Amie: No, we can’t do it in a collage form so it’ll look cool. *shakes head*
If you could change one thing about your writing partner what would it be?
Amie: Nothing. I love her input and suggestions. She really has wild ideas and isn’t afraid to implement them.
Bethanie: I don’t know. I guess I wish she wouldn’t read aloud. I’m not an auditory learner.
Amie: But you’re not learning – we’re reading and writing.
Bethanie: Still, I won’t remember it if you read it aloud.
Amie: (That part is probably true. Bethanie has CAPD and ADD) That’s why I print it off for you to read.
Bethanie: But then I would have to re-read it. For like the fifth time.
Amie: Welcome to the world of being an author.
Bethanie: Ugh. I wish this conversation would stop.
Amie: *Snort* Lehua, look what you’ve gotten us into!
(And nooooo….this NEVER happens when we’re writing! *wink, wink*)
What’s next in the Cinderskella universe?
Bethanie: Little Dead Riding Hood. It’s a book about a vampire. It’s about…*gaze drifts to television*
Amie: Turn off the TV!
Bethanie: No, no, no.
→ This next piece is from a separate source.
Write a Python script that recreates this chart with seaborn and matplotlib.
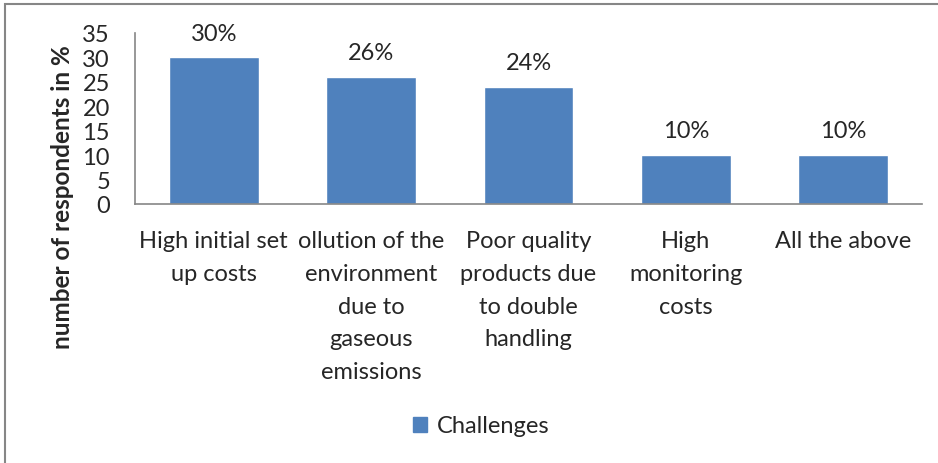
import matplotlib
matplotlib.use("Agg")
import matplotlib.pyplot as plt
import seaborn as sns
import pandas as pd
from matplotlib.patches import Rectangle

# data
categories = ["High initial set\nup costs",
              "ollution of the\nenvironment\ndue to\ngaseous\nemissions",
              "Poor quality\nproducts due\nto double\nhandling",
              "High\nmonitoring\ncosts",
              "All the above"]
values = [30, 26, 24, 10, 10]
series_name = "Challenges"
yticks = [0, 5, 10, 15, 20, 25, 30, 35]

df = pd.DataFrame({"cat": categories, "val": values, "series": [series_name] * len(values)})

sns.set_style("white")
plt.rcParams["font.family"] = ["Lato", "DejaVu Sans"]

fig = plt.figure(figsize=(9.38, 4.64), dpi=100)
ax = fig.add_axes([135 / 938, 1 - 205 / 464, 787 / 938, 171 / 464])

sns.barplot(data=df, x="cat", y="val", hue="series", palette=["#4F81BD"],
            saturation=1, width=0.57, ax=ax, legend=False)

ax.set_ylim(0, 35)
ax.set_yticks(yticks)
ax.set_xlim(-0.5, len(values) - 0.5)
ax.set_xlabel("")
ax.set_ylabel("")
ax.tick_params(axis="y", length=0, pad=18, labelsize=17)
ax.tick_params(axis="x", length=0, pad=19, labelsize=17)
for t in ax.get_xticklabels():
    t.set_linespacing(1.68)
    t.set_verticalalignment("top")

for s in ["top", "right"]:
    ax.spines[s].set_visible(False)
for s in ["left", "bottom"]:
    ax.spines[s].set_color("#868686")
    ax.spines[s].set_linewidth(1.2)

for i, v in enumerate(values):
    ax.annotate(f"{v}%", (i, v), xytext=(0, 10), textcoords="offset points",
                ha="center", va="bottom", fontsize=17)

fig.text(63 / 938, 1 - 197 / 464, "number of respondents in %", rotation=90,
         ha="center", va="center", fontsize=17.5, fontweight="bold")

handle = Rectangle((0, 0), 1, 1, color="#4F81BD")
fig.legend([handle], [series_name], loc="center", bbox_to_anchor=(481 / 938, 1 - 427 / 464),
           frameon=False, fontsize=17, handlelength=0.6, handleheight=0.6, handletextpad=0.4)

# outer chart border (cropped on right and bottom in the reference)
fig.patches.append(Rectangle((5 / 938, -0.1), 1.2, 1 - 5 / 464 + 0.1, transform=fig.transFigure,
                             fill=False, edgecolor="#868686", linewidth=1.5))

fig.savefig("out.png", dpi=100)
It’s not distracting me. I promise.
Amie: *gives ‘I don’t believe you’ evil-eye*
Bethanie: I don’t know what to say. It’s a book. *gaze drifts back to the television*
Amie: Little Dead Riding Hood is Scarlet Small’s story, who just so happens to be a vampire. She enjoys drinking Bloody Tom’s (Tom is short for tomato) and isn’t sure of how to adapt to her new middle-school. You’d think being over one hundred years old, she’d have the “fitting-in” thing boiled down to a science, but Scarlet’s not your average middle-schooler. You see, when you’re the new kid at school it really sucks. But when you’re a new kid and a vampire, well then it just bites!